If the stem turns yellow or brown, it is best to trim it off completely, as once this has occurred, it will no longer bloom. Be very careful in doing this to sympodial orchids that you do not cut off the entire pseudobulb, as these store water and nutrients to encourage and nourish new growth.
Providing post-bloom care is essential to keeping your orchids around for longer than a single season. Orchids are perennial in nature, and can bring you decades of blooms if given proper care.
Prune and Repot at the Right Time
In general, the best time to prune and repot a plant is immediately after it has finished blooming. Repotting while in bloom will almost certainly reduce the life of the blooms, and those flowers are a lot of work, so you want to enjoy them for as long as possible. Pruning is generally not necessary unless there is damaged growth or roots.
Technically, an orchid can be repotted any time that it is not in bloom. If you are repotting to propagate, a monopodial orchid can be cut along the rhizome in any spot that leaves at least 2 leaves intact on both portions.
A sympodial orchid can be propagated by slicing the rhizome between any 2 pseudobulbs. For the best results, and fastest recovery, try not to divide sympodial orchids with fewer than 4 pseudobulbs, new or spent, on each new plant.
Always Clean Your Tools
This is a piece of advice that you will read over and over, in any plant guide, for all plants. The most important factor in pruning and repotting a plant is proper hygiene.

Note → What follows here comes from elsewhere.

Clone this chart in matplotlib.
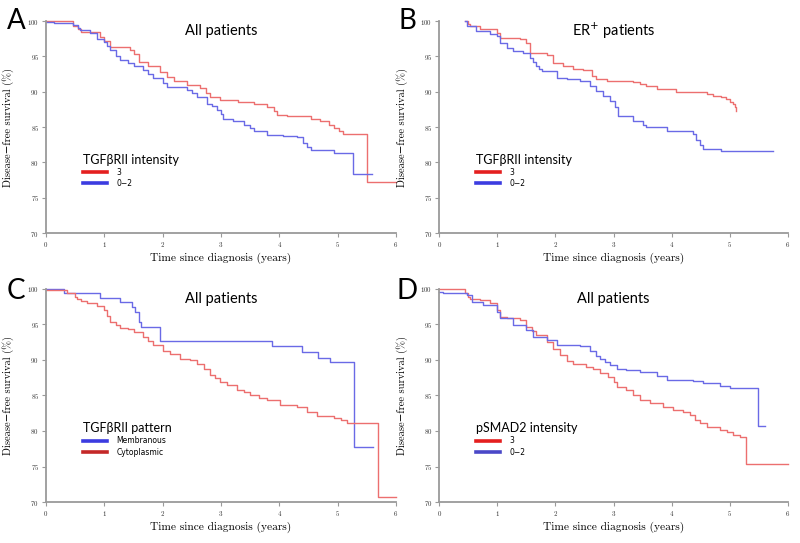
import matplotlib
matplotlib.use('Agg')
import matplotlib.pyplot as plt
from matplotlib.lines import Line2D

plt.rcParams['axes.formatter.use_mathtext'] = True

# ---- panel A: TGFbRII intensity, all patients
a_red_t = [0, 0.47, 0.55, 0.6, 0.93, 1.0, 1.1, 1.44, 1.5, 1.6, 1.75, 1.96, 2.07, 2.2, 2.41, 2.64, 2.75, 2.81,
           2.98, 3.3, 3.56, 3.78, 3.9, 3.96, 4.13, 4.55, 4.7, 4.85, 4.93, 5.02, 5.1, 5.5, 6.0]
a_red_s = [100, 99.3, 98.8, 98.4, 97.8, 97.2, 96.3, 95.9, 95.3, 94.2, 93.6, 92.8, 92.1, 91.5, 90.9, 90.5, 89.8, 89.3,
           88.8, 88.6, 88.3, 87.9, 87.3, 86.7, 86.5, 86.2, 85.8, 85.3, 84.8, 84.4, 84.0, 77.2, 77.2]
a_blue_t = [0, 0.13, 0.47, 0.55, 0.59, 0.76, 0.87, 0.99, 1.05, 1.1, 1.2, 1.27, 1.4, 1.5, 1.67, 1.75, 1.84, 2.0, 2.07,
            2.41, 2.5, 2.59, 2.76, 2.85, 2.93, 3.0, 3.04, 3.2, 3.39, 3.5, 3.56, 3.78, 4.07, 4.3, 4.41, 4.48, 4.55,
            4.93, 5.27, 5.58]
a_blue_s = [99.8, 99.7, 99.5, 99.0, 98.7, 98.3, 97.5, 97.0, 96.5, 95.9, 95.0, 94.5, 94.0, 93.7, 93.0, 92.5, 91.9, 91.2,
            90.6, 90.2, 89.8, 89.3, 88.3, 88.0, 87.4, 86.8, 86.2, 85.8, 85.3, 84.9, 84.5, 83.9, 83.7, 83.6, 82.7,
            82.2, 81.8, 81.3, 78.4, 78.4]

# ---- panel B: TGFbRII intensity, ER+ patients
b_red_t = [0.44, 0.5, 0.53, 0.7, 0.99, 1.04, 1.39, 1.5, 1.56, 1.85, 1.96, 2.13, 2.3, 2.48, 2.62, 2.7, 2.88, 3.34,
           3.45, 3.56, 3.74, 4.08, 4.6, 4.71, 4.85, 4.94, 5.0, 5.05, 5.08, 5.11]
b_red_s = [100, 99.6, 99.3, 98.8, 98.3, 97.6, 97.4, 96.9, 95.5, 95.2, 94.1, 93.7, 93.2, 93.0, 92.2, 91.8, 91.5, 91.4,
           91.1, 90.8, 90.4, 90.0, 89.7, 89.4, 89.2, 89.0, 88.6, 88.2, 87.8, 87.3]
b_blue_t = [0.44, 0.48, 0.64, 0.87, 0.99, 1.04, 1.16, 1.27, 1.44, 1.56, 1.62, 1.67, 1.72, 1.76, 2.02, 2.19, 2.42,
            2.59, 2.7, 2.82, 2.93, 3.02, 3.08, 3.22, 3.34, 3.51, 3.56, 3.91, 4.37, 4.42, 4.48, 4.54, 4.85, 5.74]
b_blue_s = [100, 99.3, 98.6, 98.2, 97.9, 96.9, 96.2, 95.8, 95.5, 94.8, 94.2, 93.7, 93.2, 92.9, 92.0, 91.8, 91.5,
            90.8, 90.1, 89.4, 88.7, 87.8, 86.6, 86.5, 85.8, 85.3, 85.0, 84.5, 84.0, 83.2, 82.5, 81.9, 81.6, 81.6]

# ---- panel C: TGFbRII pattern
c_mem_t = [0, 0.3, 0.93, 1.27, 1.47, 1.53, 1.59, 1.62, 1.95, 3.87, 4.38, 4.67, 4.87, 5.28, 5.61]
c_mem_s = [100, 99.4, 98.7, 98.1, 97.5, 96.8, 95.4, 94.7, 92.7, 91.9, 91.1, 90.3, 89.7, 77.8, 77.8]
c_cyt_t = [0, 0.36, 0.5, 0.53, 0.6, 0.7, 0.87, 0.99, 1.05, 1.1, 1.2, 1.27, 1.4, 1.5, 1.67, 1.75, 1.84, 2.01, 2.13,
           2.3, 2.47, 2.59, 2.7, 2.81, 2.9, 2.98, 3.1, 3.27, 3.4, 3.5, 3.65, 3.78, 4.01, 4.3, 4.47, 4.64, 4.93, 5.05,
           5.16, 5.69, 6.0]
c_cyt_s = [99.8, 99.5, 98.9, 98.6, 98.3, 98.0, 97.6, 97.0, 96.2, 95.4, 94.9, 94.5, 94.3, 94.0, 93.3, 92.7, 92.1, 91.2,
           90.8, 90.2, 90.0, 89.5, 88.8, 87.9, 87.4, 86.9, 86.5, 85.8, 85.5, 85.1, 84.7, 84.3, 83.7, 83.4, 82.7, 82.1,
           81.8, 81.5, 81.1, 70.7, 70.7]

# ---- panel D: pSMAD2 intensity
d_red_t = [0, 0.44, 0.5, 0.53, 0.7, 0.87, 0.99, 1.04, 1.16, 1.39, 1.5, 1.6, 1.67, 1.85, 1.96, 2.07, 2.19, 2.3, 2.53,
           2.65, 2.76, 2.9, 3.0, 3.05, 3.22, 3.34, 3.45, 3.62, 3.85, 4.02, 4.2, 4.31, 4.4, 4.48, 4.6, 4.83, 4.95,
           5.06, 5.17, 5.28, 6.0]
d_red_s = [100, 99.4, 98.9, 98.6, 98.4, 98.0, 97.0, 96.1, 95.9, 95.6, 94.7, 94.1, 93.5, 92.6, 91.6, 90.7, 89.8, 89.5,
           89.0, 88.7, 88.1, 87.6, 86.9, 86.2, 85.8, 85.1, 84.3, 84.0, 83.4, 82.9, 82.7, 82.2, 81.6, 81.1, 80.5,
           80.1, 79.8, 79.4, 79.1, 75.3, 75.3]
d_blue_t = [0, 0.07, 0.47, 0.56, 0.76, 0.99, 1.04, 1.27, 1.5, 1.62, 1.85, 2.02, 2.42, 2.59, 2.7, 2.76, 2.85, 2.93,
            3.05, 3.22, 3.45, 3.74, 3.91, 4.37, 4.54, 4.83, 5.0, 5.48, 5.6]
d_blue_s = [99.6, 99.4, 99.1, 98.2, 97.7, 96.8, 95.9, 94.9, 94.2, 93.3, 92.8, 92.1, 91.9, 91.2, 90.6, 90.1, 89.7,
            89.3, 88.8, 88.6, 88.3, 87.7, 87.2, 87.0, 86.7, 86.4, 86.1, 80.7, 80.7]

x_ticks = [0, 1, 2, 3, 4, 5, 6]
y_ticks = [70, 75, 80, 85, 90, 95, 100]

curve_red = '#ec6f6f'
curve_blue = '#6a6ae6'
serif = ['cmr10', 'DejaVu Serif']
sans = ['Lato', 'DejaVu Sans']

fig = plt.figure(figsize=(8, 5.43), dpi=100)
pos = {'A': [0.0575, 0.5709, 0.4375, 0.3904],
       'B': [0.549, 0.5709, 0.436, 0.3904],
       'C': [0.0575, 0.0755, 0.4375, 0.3923],
       'D': [0.549, 0.0755, 0.436, 0.3923]}
letter_xy = {'A': (0.02, 0.962), 'B': (0.509, 0.962), 'C': (0.02, 0.465), 'D': (0.509, 0.465)}

panels = [
    ('A', 'All patients', 'TGF\u03b2RII intensity',
     [(a_red_t, a_red_s, curve_red, '#e41f1f', '3'), (a_blue_t, a_blue_s, curve_blue, '#3c3ce0', '0\u22122')]),
    ('B', r'ER$^{+}$ patients', 'TGF\u03b2RII intensity',
     [(b_red_t, b_red_s, curve_red, '#e41f1f', '3'), (b_blue_t, b_blue_s, curve_blue, '#3c3ce0', '0\u22122')]),
    ('C', 'All patients', 'TGF\u03b2RII pattern',
     [(c_mem_t, c_mem_s, curve_blue, '#3c3ce0', 'Membranous'), (c_cyt_t, c_cyt_s, curve_red, '#c42828', 'Cytoplasmic')]),
    ('D', 'All patients', 'pSMAD2 intensity',
     [(d_red_t, d_red_s, curve_red, '#e41f1f', '3'), (d_blue_t, d_blue_s, curve_blue, '#4a48c8', '0\u22122')]),
]

for key, title, leg_title, curves in panels:
    ax = fig.add_axes(pos[key])
    handles = []
    for t, s, col, leg_col, lab in curves:
        ax.step(t, s, where='post', color=col, linewidth=1.0, clip_on=False)
        handles.append(Line2D([], [], color=leg_col, linewidth=2.6, label=lab))
    ax.set_xlim(0, 6)
    ax.set_ylim(70, 100)
    ax.set_xticks(x_ticks)
    ax.set_yticks(y_ticks)
    ax.spines['right'].set_visible(False)
    ax.spines['top'].set_visible(False)
    for sp in ['left', 'bottom']:
        ax.spines[sp].set_color('#9a9a9a')
        ax.spines[sp].set_linewidth(1.3)
    ax.tick_params(length=3, width=0.8, color='#9a9a9a', labelsize=5, pad=2, labelcolor='#333333')
    for lbl in ax.get_xticklabels() + ax.get_yticklabels():
        lbl.set_family(serif)
    ax.set_xlabel('Time since diagnosis (years)', family=serif, fontsize=8.2, labelpad=3)
    ax.set_ylabel('Disease\u2212free survival (%)', family=serif, fontsize=7.6, labelpad=9)
    ax.text(0.5, 0.955, title, transform=ax.transAxes, ha='center', va='center',
            family=sans, fontsize=10.5)
    ax.legend(handles=handles, loc='upper left', bbox_to_anchor=(0.09, 0.40), frameon=False,
              title=leg_title, alignment='left', fontsize=5.5, handlelength=3.2,
              labelspacing=0.3, handletextpad=1.2, borderpad=0.2,
              title_fontproperties={'family': sans, 'size': 9})
    fig.text(letter_xy[key][0], letter_xy[key][1], key, ha='center', va='center',
             family=sans, fontsize=20)

fig.savefig('out.png', dpi=100)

The fastest way to spread diseases and pests is by using tools on infected plants, and then not sterilizing before using on a healthy plant.
Your tools should be clean and sharp. Making clean cuts is important because a clean cut heals faster, which helps protect the plant from disease.
Check the Roots When Repotting
Finally, when repotting an, check out those roots. The appearance of an orchid’s roots will tell you a lot about the general health of the plant. If an orchid is getting too much water, or the potting medium is staying too moist, the roots may begin to rot. Rotted roots will be dark brown and mushy.
If an orchid is not getting enough water, the roots will be dry and brittle, and crumble easily. If your plant is drying out, try adding a bit of peat moss to the new potting mix, this will help retain moisture. Increasing the humidity will also help prevent the roots from drying out.
Healthy roots are light green to white. They should be somewhat flexible and you should be able to disentangle them from old potting medium with relative ease.
Orchids are definitely a high maintenance plant to grow outside of their native habitat, which includes zones 10-12, and sometimes 9. Striking the right balance of moisture, light and nutrients can be a challenge when you’re starting out with these rather particular plants.
While they are complicated to care for, familiarization with their native habitat and needs is a step in the right direction. The process is involved, but the payoff is so worth it. Orchid flowers are some of the most beautiful and unique blooms in the plant world.